China Daily explores what awaits those who follow the turning tide of tourism over its 48,000 kilometers of coastlines and strands that trace its land to outline a picturesque peninsula that radiates from an archipelago flung among cyan seas.

Diving

Malaysia's waters whirl with life.

It's divine for divers-from aspiring adventurers looking to dip their flippers into the water for the first time to pros who plunge to new depths.

Diving Magazine's Gold List Rodale's Scuba crowned Sabah state's Sipadan Island among the world's five best scuba sites. Oceanographer extraordinaire Jacques Cousteau proclaimed of the isle: "We have found an untouched piece of art."

The otherworld beneath its surface is a place where whale sharks, hammerheads and mantas wriggle over technicolored corals.

Its 13 main routes take such appellations as Hanging Gardens, Turtle Cavern and Barracuda Point.

Malaysia's only oceanicisl and is a bitty land dollop punching out of a massive marine habitat that coils with barracuda cyclones, punctuated by parrot-fish and hawksbill turtles.

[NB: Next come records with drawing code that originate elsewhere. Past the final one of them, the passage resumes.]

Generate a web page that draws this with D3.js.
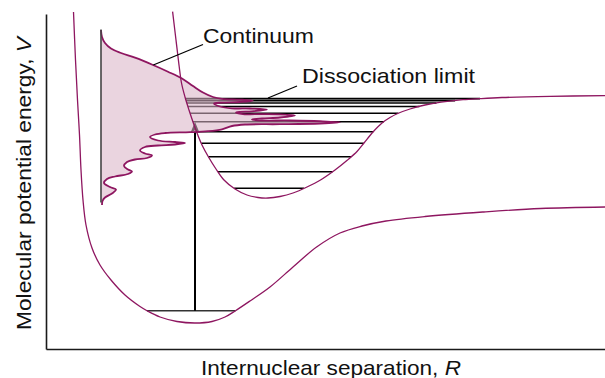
<!DOCTYPE html>
<html>
<head>
<meta charset="utf-8">
<script src="https://cdn.jsdelivr.net/npm/d3@7/dist/d3.min.js"></script>
<style>
  html, body { margin: 0; padding: 0; background: #fff; }
  svg { display: block; }
  text { font-family: "Liberation Sans", Arial, Helvetica, sans-serif; fill: #111; }
</style>
</head>
<body>
<svg id="chart" width="605" height="378"></svg>
<script>
// ---------- data (R, V in arbitrary units) ----------
const groundCurve = [
  [0.275,3.37],[0.295,2.89],[0.315,2.49],[0.335,2.14],[0.35,1.79],[0.37,1.49],
  [0.40,1.24],[0.46,1.01],[0.54,0.84],[0.65,0.69],[0.79,0.54],[0.94,0.425],
  [1.01,0.383],[1.14,0.32],[1.31,0.275],[1.49,0.26],[1.66,0.275],[1.79,0.32],
  [1.895,0.383],[2.04,0.48],[2.24,0.62],[2.47,0.82],[2.706,1.02],[2.94,1.16],
  [3.16,1.23],[3.40,1.28],[3.79,1.325],[4.366,1.37],[4.945,1.405],[5.59,1.42]
];
const excitedCurve = [
  [1.266,3.373],[1.30,3.09],[1.33,2.84],[1.355,2.66],[1.39,2.52],[1.43,2.39],
  [1.47,2.27],[1.51,2.16],[1.56,2.04],[1.625,1.92],[1.70,1.80],[1.78,1.69],
  [1.89,1.60],[2.01,1.54],[2.12,1.515],[2.22,1.51],[2.34,1.525],[2.47,1.56],
  [2.61,1.62],[2.745,1.69],[2.89,1.79],[3.015,1.89],[3.11,1.975],[3.18,2.06],
  [3.27,2.17],[3.36,2.26],[3.44,2.315],[3.517,2.355],[3.64,2.40],[3.79,2.44],
  [3.95,2.468],[4.17,2.493],[4.34,2.504],[4.56,2.515],[5.04,2.527],[5.59,2.533]
];
const groundLevels = [0.383];
const excitedLevels = [2.504,2.484,2.46,2.425,2.357,2.273,2.173,2.057,1.923,1.773,1.607];
const transitionR = 1.49;
const transitionTo = 2.273;
const spectrumBaseR = 0.55;
const spectrumRange = [1.445, 3.195];
const spectrum = [
  [0.55,3.19],[0.56,3.12],[0.59,3.06],[0.65,3.005],[0.75,2.96],[0.89,2.913],
  [1.07,2.84],[1.22,2.773],[1.36,2.705],[1.47,2.63],[1.57,2.565],[1.67,2.52],
  [1.76,2.502],
  [1.94,2.494],[2.07,2.482],[1.94,2.47],[1.76,2.464],[1.68,2.454],
  [1.74,2.425],[1.86,2.407],
  [2.04,2.405],[2.21,2.395],[2.06,2.377],[1.94,2.372],[1.90,2.365],
  [1.97,2.348],[2.09,2.348],
  [2.34,2.347],[2.49,2.335],[2.34,2.315],[2.16,2.305],[2.06,2.295],
  [2.11,2.287],
  [2.44,2.285],[2.74,2.278],[2.94,2.267],[2.74,2.255],[2.34,2.248],[1.99,2.245],
  [1.86,2.23],[1.76,2.197],[1.62,2.178],[1.44,2.168],[1.19,2.16],[1.09,2.145],[1.04,2.12],
  [1.12,2.085],[1.29,2.07],[1.39,2.06],[1.29,2.045],[1.12,2.035],[0.99,2.02],[0.94,1.985],
  [0.99,1.955],[1.06,1.935],[1.01,1.91],[0.89,1.895],[0.81,1.87],[0.78,1.83],
  [0.82,1.795],[0.86,1.775],[0.82,1.75],[0.69,1.725],[0.61,1.70],[0.58,1.66],
  [0.64,1.62],[0.70,1.595],[0.66,1.555],[0.59,1.515],[0.565,1.48],[0.56,1.44]
];
const labels = [
  {text: "Continuum", R: 1.57, V: 3.06, len: 111, from: [1.073,2.84], to: [1.57,3.045]},
  {text: "Dissociation limit", R: 2.56, V: 2.665, len: 173, from: [2.22,2.51], to: [2.51,2.63]}
];
const xTitle = ["Internuclear separation, ", "R"];
const yTitle = ["Molecular potential energy, ", "V"];

// ---------- layout ----------
const svg = d3.select("#chart");
const x = d3.scaleLinear().domain([0, 5.59]).range([46, 605]);
const y = d3.scaleLinear().domain([0, 3.35]).range([349, 14]);
const curveColor = "#8e1660";

// axes (no ticks)
svg.append("g").attr("transform", `translate(0,${y(0)})`)
  .call(d3.axisBottom(x).tickValues([]).tickSizeOuter(0))
  .call(g => g.select(".domain").attr("stroke", "#1a1a1a").attr("stroke-width", 1.6));
svg.append("g").attr("transform", `translate(${x(0)},0)`)
  .call(d3.axisLeft(y).tickValues([]).tickSizeOuter(0))
  .call(g => g.select(".domain").attr("stroke", "#1a1a1a").attr("stroke-width", 1.6));

function crossings(curve, v) {
  const out = [];
  for (let i = 0; i < curve.length - 1; i++) {
    const [r0, v0] = curve[i], [r1, v1] = curve[i + 1];
    if ((v0 - v) * (v1 - v) <= 0 && v0 !== v1) {
      out.push(r0 + (v - v0) / (v1 - v0) * (r1 - r0));
    }
  }
  return [out[0], out[out.length - 1]];
}

// vibrational levels
excitedLevels.forEach(v => {
  const [r0, r1] = crossings(excitedCurve, v);
  svg.append("line").attr("x1", x(r0)).attr("x2", x(r1)).attr("y1", y(v)).attr("y2", y(v))
    .attr("stroke", "#000").attr("stroke-width", 1.6);
});
groundLevels.forEach(v => {
  const [r0, r1] = crossings(groundCurve, v);
  svg.append("line").attr("x1", x(r0)).attr("x2", x(r1)).attr("y1", y(v)).attr("y2", y(v))
    .attr("stroke", "#333").attr("stroke-width", 1.6);
});

// transition arrow
svg.append("line").attr("x1", x(transitionR)).attr("x2", x(transitionR))
  .attr("y1", y(groundLevels[0])).attr("y2", y(transitionTo) + 10)
  .attr("stroke", "#000").attr("stroke-width", 2);
const tx = x(transitionR), ty = y(transitionTo);
svg.append("path").attr("d", `M${tx},${ty}L${tx-4.5},${ty+11}L${tx},${ty+8.5}L${tx+4.5},${ty+11}Z`)
  .attr("fill", "#000");

// spectrum fill
const specLine = d3.line().x(d => x(d[0])).y(d => y(d[1])).curve(d3.curveCatmullRom.alpha(0.5));
const fillPath = specLine(spectrum) +
  `L${x(spectrumBaseR)},${y(spectrumRange[0])}L${x(spectrumBaseR)},${y(spectrumRange[1])}Z`;
svg.append("path").attr("d", fillPath).attr("fill", "rgb(217,178,198)").attr("fill-opacity", 0.56);

// potential curves
const potLine = d3.line().x(d => x(d[0])).y(d => y(d[1])).curve(d3.curveCatmullRom.alpha(0.5));
[groundCurve, excitedCurve].forEach(c => {
  svg.append("path").attr("d", potLine(c)).attr("fill", "none")
    .attr("stroke", curveColor).attr("stroke-width", 1.3);
});

// spectrum outline and baseline
svg.append("path").attr("d", specLine(spectrum)).attr("fill", "none")
  .attr("stroke", curveColor).attr("stroke-width", 1.8);
svg.append("line").attr("x1", x(spectrumBaseR)).attr("x2", x(spectrumBaseR))
  .attr("y1", y(spectrumRange[0]) - 2).attr("y2", y(spectrumRange[1]))
  .attr("stroke", "#444").attr("stroke-width", 1.6);

// annotations
labels.forEach(l => {
  svg.append("line").attr("x1", x(l.from[0])).attr("y1", y(l.from[1]))
    .attr("x2", x(l.to[0])).attr("y2", y(l.to[1]))
    .attr("stroke", "#000").attr("stroke-width", 1.3);
  svg.append("text").attr("x", x(l.R)).attr("y", y(l.V))
    .attr("font-size", 21).attr("textLength", l.len).attr("lengthAdjust", "spacingAndGlyphs")
    .text(l.text);
});

// axis titles
const xt = svg.append("text").attr("x", 201).attr("y", 375).attr("font-size", 21)
  .attr("textLength", 260).attr("lengthAdjust", "spacingAndGlyphs");
xt.append("tspan").text(xTitle[0]);
xt.append("tspan").attr("font-style", "italic").text(xTitle[1]);

const yt = svg.append("text").attr("transform", "translate(31,330) rotate(-90)")
  .attr("font-size", 21).attr("textLength", 293).attr("lengthAdjust", "spacingAndGlyphs");
yt.append("tspan").text(yTitle[0]);
yt.append("tspan").attr("font-style", "italic").text(yTitle[1]);
</script>
</body>
</html>
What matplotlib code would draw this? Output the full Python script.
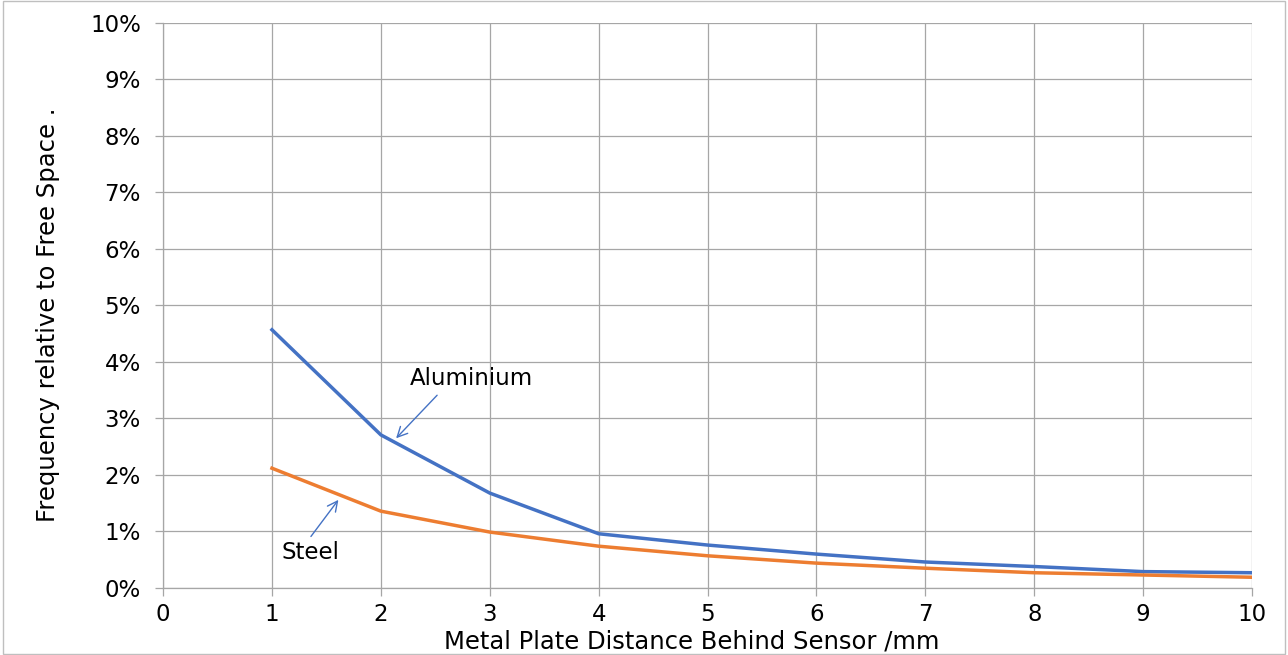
import matplotlib.pyplot as plt
from matplotlib.ticker import PercentFormatter, MultipleLocator
from matplotlib.patches import Rectangle

# distance behind sensor (mm)
distance = [1, 2, 3, 4, 5, 6, 7, 8, 9, 10]
# frequency shift relative to free space (%)
aluminium = [4.57, 2.71, 1.68, 0.96, 0.76, 0.60, 0.46, 0.38, 0.29, 0.27]
steel = [2.12, 1.36, 0.99, 0.74, 0.57, 0.44, 0.35, 0.27, 0.23, 0.19]

blue = '#4472C4'
orange = '#ED7D31'
grid_col = '#a6a6a6'

plt.rcParams['font.family'] = ['DejaVu Sans']

fig = plt.figure(figsize=(12.88, 6.55), dpi=100)
ax = fig.add_axes([0.1266, 0.1023, 0.8455, 0.8626])

ax.plot(distance, aluminium, color=blue, lw=2.5, solid_joinstyle='round')
ax.plot(distance, steel, color=orange, lw=2.5, solid_joinstyle='round')

ax.set_xlim(0, 10)
ax.set_ylim(0, 10)
ax.xaxis.set_major_locator(MultipleLocator(1))
ax.yaxis.set_major_locator(MultipleLocator(1))
ax.yaxis.set_major_formatter(PercentFormatter(decimals=0))
ax.grid(True, color=grid_col, lw=0.9)
ax.set_axisbelow(True)
for s in ['top', 'right']:
    ax.spines[s].set_visible(False)
for s in ['left', 'bottom']:
    ax.spines[s].set_color(grid_col)
    ax.spines[s].set_linewidth(0.9)
ax.tick_params(axis='both', colors=grid_col, length=6, width=0.9, labelcolor='black', labelsize=16.5)
ax.tick_params(axis='x', pad=5)
ax.tick_params(axis='y', pad=10)

ax.set_xlabel('Metal Plate Distance Behind Sensor /mm', fontsize=17.5)
ax.set_ylabel('Frequency relative to Free Space .', fontsize=17.5)
ax.xaxis.set_label_coords(0.485, -0.074)
ax.yaxis.set_label_coords(-0.095, 0.483)

ax.annotate('Aluminium', xy=(2.14, 2.65), xytext=(2.83, 3.7), ha='center', va='center',
            fontsize=16.5, arrowprops=dict(arrowstyle='->', color=blue, lw=1, relpos=(0.26, 0),
                                           shrinkA=2, shrinkB=0, mutation_scale=18))
ax.annotate('Steel', xy=(1.61, 1.56), xytext=(1.35, 0.62), ha='center', va='center',
            fontsize=16.5, arrowprops=dict(arrowstyle='->', color=blue, lw=1, relpos=(0.45, 1),
                                           shrinkA=2, shrinkB=0, mutation_scale=18))

fig.patches.append(Rectangle((0.002, 0.002), 0.996, 0.996, transform=fig.transFigure,
                             fill=False, edgecolor='#bfbfbf', lw=1))

fig.savefig('out.png', dpi=100)
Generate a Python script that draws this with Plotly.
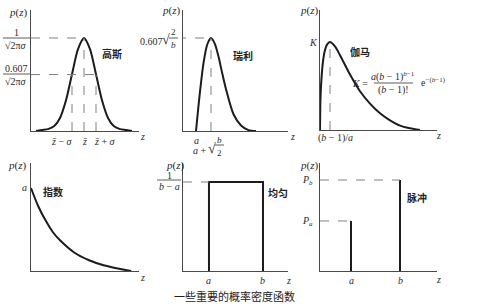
import plotly.graph_objects as go

W, H = 480, 304
SERIF = "Liberation Serif, Times New Roman, serif"
CJK = "Noto Sans CJK SC"
INK = "#1c1c1c"
AXC = "#4a4a4a"
DASH = "#808080"

# ---------------- data ----------------
# Gaussian, in units of sigma around the mean (z_bar = 0)
gauss_z = [-4, -3.5, -3, -2.5, -2, -1.5, -1, -0.5, 0, 0.5, 1, 1.5, 2, 2.5, 3, 3.5, 4]
gauss_p = [0.0, 0.01, 0.02, 0.05, 0.14, 0.33, 0.61, 0.88, 1.0, 0.88, 0.61, 0.33, 0.14, 0.05, 0.02, 0.01, 0.0]
gauss_marks = [-1, 0, 1]
gauss_levels = [1.0, 0.607]

# Rayleigh, u = (z - a) / sqrt(b/2)
ray_u = [0, 0.25, 0.5, 0.75, 1, 1.25, 1.5, 1.75, 2, 2.5, 3, 3.5, 4]
ray_p = [0.0, 0.40, 0.73, 0.93, 1.0, 0.94, 0.80, 0.62, 0.45, 0.18, 0.06, 0.01, 0.0]
ray_peak = 1.0

# Gamma, t = z / ((b-1)/a)
gam_t = [0, 0.05, 0.15, 0.3, 0.5, 0.7, 1, 1.5, 2, 3, 4, 5, 6, 7, 8, 9, 10]
gam_p = [0.0, 0.36, 0.59, 0.78, 0.91, 0.97, 1.0, 0.95, 0.85, 0.63, 0.44, 0.30, 0.19, 0.11, 0.05, 0.02, 0.0]
gam_peak = 1.0

# Exponential
exp_z = [0, 0.25, 0.5, 0.75, 1, 1.5, 2, 2.5, 3, 3.45]
exp_p = [1.0, 0.78, 0.61, 0.47, 0.37, 0.22, 0.13, 0.07, 0.03, 0.0]

# Uniform
uni_a, uni_b = 1.0, 2.0
uni_h = 1.0

# Impulse
imp_pos = [1.0, 2.0]      # a, b
imp_val = [0.55, 1.0]     # Pa, Pb

# ---------------- layout helpers ----------------
# panel boxes in pixels: (x_origin, x_end, y_top, y_origin)
boxes = {
    1: (31, 139, 10, 131),
    2: (183, 288, 10, 131),
    3: (320, 437, 10, 130),
    4: (31, 139, 163, 271),
    5: (183, 288, 163, 271),
    6: (320, 437, 163, 271),
}
ranges = {
    1: ([-4.417, 4.583], [0, 1.301]),
    2: ([-0.867, 6.133], [0, 1.301]),
    3: ([0, 11.7], [0, 1.364]),
    4: ([0, 3.72], [0, 1.301]),
    5: ([0.519, 2.463], [0, 1.2135]),
    6: ([0.367, 2.755], [0, 1.187]),
}

fig = go.Figure()
layout = dict(
    width=W, height=H, margin=dict(l=0, r=0, t=0, b=0),
    paper_bgcolor="white", plot_bgcolor="white", showlegend=False,
)
for i, (x0, x1, yt, yb) in boxes.items():
    xr, yr = ranges[i]
    sx = "" if i == 1 else str(i)
    layout["xaxis" + sx] = dict(
        domain=[x0 / W, x1 / W], range=xr, anchor="y" + sx,
        showline=True, linecolor=AXC, linewidth=1,
        showgrid=False, zeroline=False, showticklabels=False, ticks="",
    )
    layout["yaxis" + sx] = dict(
        domain=[1 - yb / H, 1 - yt / H], range=yr, anchor="x" + sx,
        showline=True, linecolor=AXC, linewidth=1,
        showgrid=False, zeroline=False, showticklabels=False, ticks="",
    )
fig.update_layout(**layout)


def ax(i):
    return ("x" if i == 1 else f"x{i}"), ("y" if i == 1 else f"y{i}")


def xpix(i, v):
    x0, x1, _, _ = boxes[i]
    r0, r1 = ranges[i][0]
    return x0 + (v - r0) / (r1 - r0) * (x1 - x0)


def curve(i, x, y, shape="spline"):
    xa, ya = ax(i)
    fig.add_trace(go.Scatter(
        x=x, y=y, mode="lines", xaxis=xa, yaxis=ya, hoverinfo="skip",
        line=dict(color=INK, width=2, shape=shape, smoothing=0.8 if shape == "spline" else None),
    ))


annots = []
shapes = []


def txt(s, x, y, size=10, font=SERIF, xanchor="center", color="#2a2a2a"):
    annots.append(dict(text=s, x=x / W, y=1 - y / H, xref="paper", yref="paper",
                       showarrow=False, xanchor=xanchor, yanchor="middle",
                       font=dict(family=font, size=size, color=color)))


def dtxt(i, s, xv, y, size=10):
    txt(s, xpix(i, xv), y, size=size)


def cjk(s, x, y, size=10):
    txt("<b>" + s + "</b>", x, y, size=size, font=CJK, color="#222")


def bar(x0, x1, y):
    shapes.append(dict(type="line", xref="paper", yref="paper",
                       x0=x0 / W, x1=x1 / W, y0=1 - y / H, y1=1 - y / H,
                       line=dict(color="#333", width=0.8)))


def dline(i, x0, y0, x1, y1):
    xa, ya = ax(i)
    shapes.append(dict(type="line", xref=xa, yref=ya, x0=x0, y0=y0, x1=x1, y1=y1,
                       line=dict(color=DASH, width=1, dash="dash")))


# ---------------- panel 1: Gaussian ----------------
curve(1, gauss_z, gauss_p)
x_left1 = ranges[1][0][0]
dline(1, x_left1, gauss_levels[0], 0, gauss_levels[0])
dline(1, x_left1, gauss_levels[1], gauss_marks[2], gauss_levels[1])
for m in gauss_marks:
    lvl = gauss_levels[0] if m == 0 else gauss_levels[1]
    dline(1, m, 0, m, lvl)
txt("<i>p</i>(<i>z</i>)", 18, 12, size=11)
txt("1", 16, 32, size=10)
bar(3, 30, 38)
txt("√2π<i>σ</i>", 16, 45, size=10)
txt("0.607", 16, 68, size=10)
bar(3, 30, 74)
txt("√2π<i>σ</i>", 16, 81, size=10)
dtxt(1, "<i>z̄</i> − <i>σ</i>", gauss_marks[0] - 0.85, 141)
dtxt(1, "<i>z̄</i>", gauss_marks[1], 141)
dtxt(1, "<i>z̄</i> + <i>σ</i>", gauss_marks[2] + 0.75, 141)
txt("<i>z</i>", 142, 137, size=10)
cjk("高斯", 112, 54)

# ---------------- panel 2: Rayleigh ----------------
curve(2, ray_u, ray_p)
dline(2, 1, 0, 1, ray_peak)
dline(2, ranges[2][0][0] - 0.4, ray_peak, 1, ray_peak)
txt("<i>p</i>(<i>z</i>)", 171, 10, size=11)
txt("0.607", 151, 41, size=10)
txt("√", 166, 40, size=14)
txt("2", 173, 32, size=9)
bar(169, 178, 38)
txt("<i>b</i>", 173, 45, size=9)
dtxt(2, "<i>a</i>", 0, 140)
txt("<i>a</i> +", 200, 150, size=10)
txt("√", 212, 149, size=14)
txt("<i>b</i>", 219, 140, size=9)
bar(215, 224, 145)
txt("2", 219, 153, size=9)
txt("<i>z</i>", 292, 136, size=10)
cjk("瑞利", 243, 55)

# ---------------- panel 3: Gamma ----------------
curve(3, gam_t, gam_p)
dline(3, 1, 0, 1, gam_peak)
txt("<i>p</i>(<i>z</i>)", 309, 10, size=11)
txt("<i>K</i>", 313, 42, size=10)
txt("(<i>b</i> − 1)/<i>a</i>", 335, 138, size=10)
txt("<i>z</i>", 438, 135, size=10)
cjk("伽马", 360, 52)
txt("<i>K</i> =", 360, 83, size=10)
txt("<i>a</i>(<i>b</i> − 1)<sup><i>b</i>−1</sup>", 393, 76, size=10)
bar(374, 413, 83)
txt("(<i>b</i> − 1)!", 393, 90, size=10)
txt("e<sup>−(<i>b</i>−1)</sup>", 433, 82, size=10)

# ---------------- panel 4: Exponential ----------------
curve(4, exp_z, exp_p)
txt("<i>p</i>(<i>z</i>)", 17, 165, size=11)
txt("<i>a</i>", 24, 187, size=10)
txt("<i>z</i>", 142, 277, size=10)
cjk("指数", 53, 191)

# ---------------- panel 5: Uniform ----------------
curve(5, [uni_a, uni_a, uni_b, uni_b], [0, uni_h, uni_h, 0], shape="linear")
dline(5, ranges[5][0][0], uni_h, uni_a, uni_h)
txt("<i>p</i>(<i>z</i>)", 175, 165, size=11)
txt("1", 169, 175, size=10)
bar(157, 181, 180)
txt("<i>b</i> − <i>a</i>", 169, 186, size=10)
dtxt(5, "<i>a</i>", uni_a, 280)
dtxt(5, "<i>b</i>", uni_b, 280)
txt("<i>z</i>", 288, 280, size=10)
cjk("均匀", 278, 193)

# ---------------- panel 6: Impulse ----------------
curve(6, [imp_pos[0], imp_pos[0], None, imp_pos[1], imp_pos[1]],
      [0, imp_val[0], None, 0, imp_val[1]], shape="linear")
for xp, v in zip(imp_pos, imp_val):
    dline(6, ranges[6][0][0], v, xp, v)
txt("<i>p</i>(<i>z</i>)", 309, 165, size=11)
txt("<i>P</i><sub><i>b</i></sub>", 307, 180, size=10)
txt("<i>P</i><sub><i>a</i></sub>", 307, 221, size=10)
dtxt(6, "<i>a</i>", imp_pos[0], 280)
dtxt(6, "<i>b</i>", imp_pos[1], 280)
txt("<i>z</i>", 438, 279, size=10)
cjk("脉冲", 417, 197)

# caption
txt("一些重要的概率密度函数", 234, 296, size=11, font=CJK, color="#222")

fig.update_layout(annotations=annots, shapes=shapes)
fig.write_html("out.html")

Each of the five islands of Sabah's Tunku Abdul Rahman National Park are wreathed by distinctive marine ecosystems. Nearly 250,000 Chinese visited Sabah last year, an increase of more than 30 percent over 2014, the state's tourism authority reports.

Another attraction is Terengganu's Redang Island, where thousands of marine animals and hundreds of coral varieties flourish and have even colonized a WWII shipwreck.